The results of the rebellion varied but it spread quickly. In 1711 it spread through lands of Tabasaran, Samur, and Shirvan at that time Haji Davud became leader of the rebellion.

== Early stages of the rebellion ==
During the initial stages of the rebellion in 1711 Haji Davud allied with mountaineers, such as Ali sultan of Tsakhur, Ahmed Khan of Kaitag, and Surkhay Khan of Gazikumukh and defeated Safavid garrisons in the eastern Caucasus and unsuccessfully besieged Shamakhi. He attempted to besiege Shamakhi again in 1712 with joint forces of Surkhay Khan of Gazikumukh. The leader of Shamakhi knew of the impending attack and led his army into the outskirts of the city to defeat Daud Beg in open-field combat. Haji Davuds forces prevailed and pursued the retreating Safavid forces as they tried to reach the gates of Shamakhi to enter the city themselves, but failed. Daud beg decided not to besiege the city as he was not confident with the strength of his forces, so the mountaineers left the city.

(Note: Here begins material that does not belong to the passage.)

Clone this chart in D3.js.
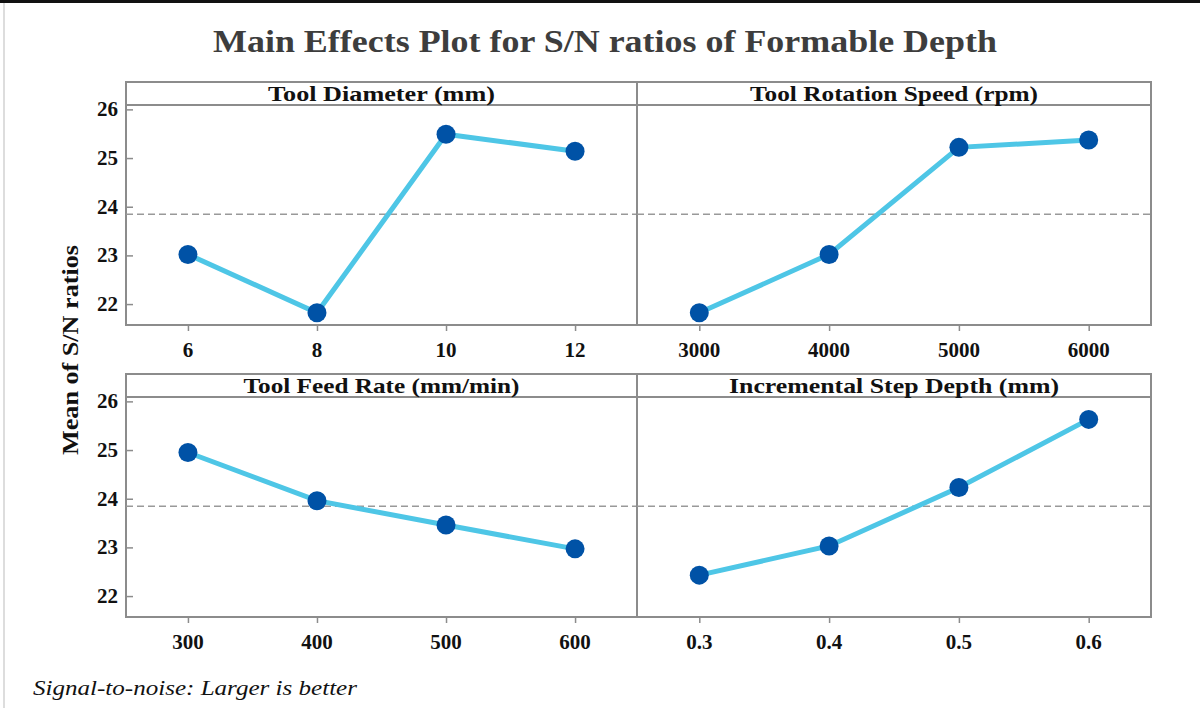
<!DOCTYPE html>
<html>
<head>
<meta charset="utf-8">
<script src="https://cdn.jsdelivr.net/npm/d3@7"></script>
<style>
  body { margin: 0; background: #fff; }
  svg { display: block; }
  text { font-family: "Liberation Serif", "Times New Roman", serif; }
</style>
</head>
<body>
<svg id="chart" width="1200" height="708"></svg>
<script>
// factor names (panel headers)
const factors = ['Tool Diameter (mm)', 'Tool Rotation Speed (rpm)', 'Tool Feed Rate (mm/min)', 'Incremental Step Depth (mm)'];
// level labels per factor
const levelsDiameter = ['6', '8', '10', '12'];
const levelsSpeed = ['3000', '4000', '5000', '6000'];
const levelsFeed = ['300', '400', '500', '600'];
const levelsDepth = ['0.3', '0.4', '0.5', '0.6'];
// mean S/N ratio per level
const snDiameter = [23.02, 21.82, 25.49, 25.14];
const snSpeed = [21.82, 23.02, 25.22, 25.37];
const snFeed = [24.95, 23.96, 23.46, 22.97];
const snDepth = [22.43, 23.03, 24.23, 25.63];
const yTicks = [22, 23, 24, 25, 26];

const levels = [levelsDiameter, levelsSpeed, levelsFeed, levelsDepth];
const values = [snDiameter, snSpeed, snFeed, snDepth];
const grandMean = d3.mean(values.flat());

const svg = d3.select('#chart');
const frameColor = '#8c8c8c';
const lineColor = '#4ec6e6';
const dotColor = '#0052a6';

// page borders
svg.append('rect').attr('x', 0).attr('y', 0).attr('width', 1200).attr('height', 3).attr('fill', '#111');
svg.append('rect').attr('x', 3).attr('y', 3).attr('width', 2).attr('height', 705).attr('fill', '#ddd');

// title (text in the original is drawn wide, so stretch it to the same span)
svg.append('text')
    .attr('x', 605).attr('y', 52)
    .attr('text-anchor', 'middle')
    .attr('textLength', 784).attr('lengthAdjust', 'spacingAndGlyphs')
    .style('font-size', '31px').style('font-weight', 'bold')
    .style('fill', '#3d3d3d')
    .text('Main Effects Plot for S/N ratios of Formable Depth');

const cols = [[126, 637], [637, 1151]];
const rows = [82, 374];
const headerH = 23;
const plotH = 220;
const headerWidths = [227, 288, 276, 330];

factors.forEach((name, i) => {
    const [x0, x1] = cols[i % 2];
    const top = rows[Math.floor(i / 2)];
    const plotTop = top + headerH;
    const plotBottom = plotTop + plotH;

    const x = d3.scaleLinear().domain([-0.48, 3.48]).range([x0, x1]);
    const y = d3.scaleLinear().domain([21.57, 26.09]).range([plotBottom, plotTop]);

    const g = svg.append('g');

    // frame + header strip
    g.append('rect')
        .attr('x', x0).attr('y', top)
        .attr('width', x1 - x0).attr('height', plotBottom - top)
        .attr('fill', 'none').attr('stroke', frameColor).attr('stroke-width', 2);
    g.append('line')
        .attr('x1', x0).attr('x2', x1).attr('y1', plotTop).attr('y2', plotTop)
        .attr('stroke', frameColor).attr('stroke-width', 2);
    g.append('text')
        .attr('x', (x0 + x1) / 2).attr('y', plotTop - 4)
        .attr('text-anchor', 'middle')
        .attr('textLength', headerWidths[i]).attr('lengthAdjust', 'spacingAndGlyphs')
        .style('font-size', '22px').style('font-weight', 'bold').style('fill', '#111')
        .text(name);

    // y axis on left column only, ticks drawn inward
    if (i % 2 === 0) {
        const yAxis = d3.axisRight(y).tickValues(yTicks).tickSize(7).tickFormat('');
        g.append('g').attr('transform', `translate(${x0},0)`).call(yAxis)
            .call(a => a.select('.domain').remove())
            .call(a => a.selectAll('line').attr('stroke', frameColor).attr('stroke-width', 1.5));
        g.selectAll('.ylab').data(yTicks).join('text')
            .attr('x', x0 - 8).attr('y', d => y(d) + 7)
            .attr('text-anchor', 'end')
            .style('font-size', '21px').style('font-weight', 'bold').style('fill', '#111')
            .text(d => d);
    }

    // x axis
    const xAxis = d3.axisBottom(x).tickValues(d3.range(4)).tickSize(6).tickFormat('');
    g.append('g').attr('transform', `translate(0,${plotBottom})`).call(xAxis)
        .call(a => a.select('.domain').remove())
        .call(a => a.selectAll('line').attr('stroke', frameColor).attr('stroke-width', 1.5));
    g.selectAll('.xlab').data(levels[i]).join('text')
        .attr('x', (d, k) => x(k)).attr('y', plotBottom + 32)
        .attr('text-anchor', 'middle')
        .style('font-size', '21px').style('font-weight', 'bold').style('fill', '#111')
        .text(d => d);

    // grand mean reference line
    g.append('line')
        .attr('x1', x0).attr('x2', x1)
        .attr('y1', y(grandMean)).attr('y2', y(grandMean))
        .attr('stroke', '#999').attr('stroke-width', 1.5).attr('stroke-dasharray', '7,4');

    // effect line and points
    const line = d3.line().x((d, k) => x(k)).y(d => y(d));
    g.append('path')
        .datum(values[i])
        .attr('d', line)
        .attr('fill', 'none').attr('stroke', lineColor).attr('stroke-width', 5);
    g.selectAll('circle').data(values[i]).join('circle')
        .attr('cx', (d, k) => x(k)).attr('cy', d => y(d))
        .attr('r', 9.5).attr('fill', dotColor);
});

// y-axis title
svg.append('text')
    .attr('transform', 'translate(78,350) rotate(-90)')
    .attr('text-anchor', 'middle')
    .attr('textLength', 210).attr('lengthAdjust', 'spacingAndGlyphs')
    .style('font-size', '24px').style('font-weight', 'bold').style('fill', '#111')
    .text('Mean of S/N ratios');

// footer note
svg.append('text')
    .attr('x', 33).attr('y', 695)
    .attr('textLength', 324).attr('lengthAdjust', 'spacingAndGlyphs')
    .style('font-size', '21px').style('font-style', 'italic').style('fill', '#111')
    .text('Signal-to-noise: Larger is better');
</script>
</body>
</html>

== Campaign into Shirvan ==

=== Capture of Shabran, Khudat and the sack of Shamakhi ===
In 1720 Haji Davud united Lezgic tribes and allied himself with Surkhay Khan of Gazikumukh and Ahmed Khan of Kaitag, he amassed a large army and in June he captured the cities of Quba and Khudat. At the end of August 1720 almost all lands of the eastern Caucasus had been captured by the mountaineers, while the Safavid armies were concentrated in the cities of Derbent, Baku, and Shamakhi. After assessing the situation, Haji Davud abandoned the raiding tactic and decided to spread his control through towns and villages in the regions. In 1721 Daud Beg assembled an army of 15,000 Lezgin tribesman, and on 10 August began the siege of Shamakhi the capital of Safavid Shirvan, and already on 25 August the Lezgians stormed the city. The Lezgins sacked and looted the city killing 5,000 Shia and 300 merchants. In the Peter I used this as a causes beli against Persia. The Lezgins also executed the local leader Huseyn Khan. This battle expanded Haji Davud's influence and power throughout the Shirvan region.

=== Skirmish at Kura river and capture of Barda ===
In the meantime the Khans of Ganja and Eirevan amassed a large army of 30,000 troops and made their way to the west of the Kura river, assembling a formidable army the rulers of Ganja and Eirevan were sure that Daud Beg would take his defence in the walls of Shamakhi, after reaching the Kura river the Safavids decided to set up camp to let the army rest and continue their way to Shamakhi after sunrise,

what they didn't know that Daud Beg had sent spies and they had already prepare to ambush the Safavid forces, the mountaineers awaited for night to come after which they silently crossed the river. The guards did not notice the mountaineers and were killed before they could alert the camp, after reaching the camp, the mountaineers began setting the tents on fire to lay panic amongst the Persian troops, the army of Lezgins caught the Safavids by surprise which did not allow them to Organize proper defence, the Safavid troops who did try to resist the Lezgins resisted the attack to allow the rest of the army go into formation and prepare for a counterattack, but it was too late. The unexpected attack of the Lezgins became a reason of chaos in the camp of the Safavids and much of the army fled the battle, the troops who attempted to resist the mountaineers suffered heavy casualties and also began to retreat under heavy pressure. After the victory at Kura river Daud Beg captured the city of Barda.

== Fatwa to the Ottoman Sultan ==
While Daud beg was in Barda he began looking for allies, he tried to work with the Russian empire back in the beginning of the campaign but those attempts have failed, so he reached out for the Ottoman Sultan Ahmed III, he leveraged share Sunni Islamic orientation and presented himself as the defender of Sunni Islam in a struggle against Shia Safavid Iran, to secure an official Ottoman alliance.

=== Occupation of Ganja ===
After the victory at Kura and Barda Haji Davud did not waste any time and besieged the city of Ganja in the beginning everything was going according to plan for the Lezgis, up until the intervention of the King of Kartli Vakhtang VI the Army of Vakhtang began making their way to Ganja in aid of the defenders of the city. but Haji Davud did not want to end up in a awkward situation so he quickly left the city.

== Ottoman recognition and the treaty of Constantinople ==
In late December 1722 Ahmed III responded to Daud begs letter, he recognized Haji Davud as the rightful khan of Shirvan, Dagestan and Lezgistan under the protection of the Sublime Porte.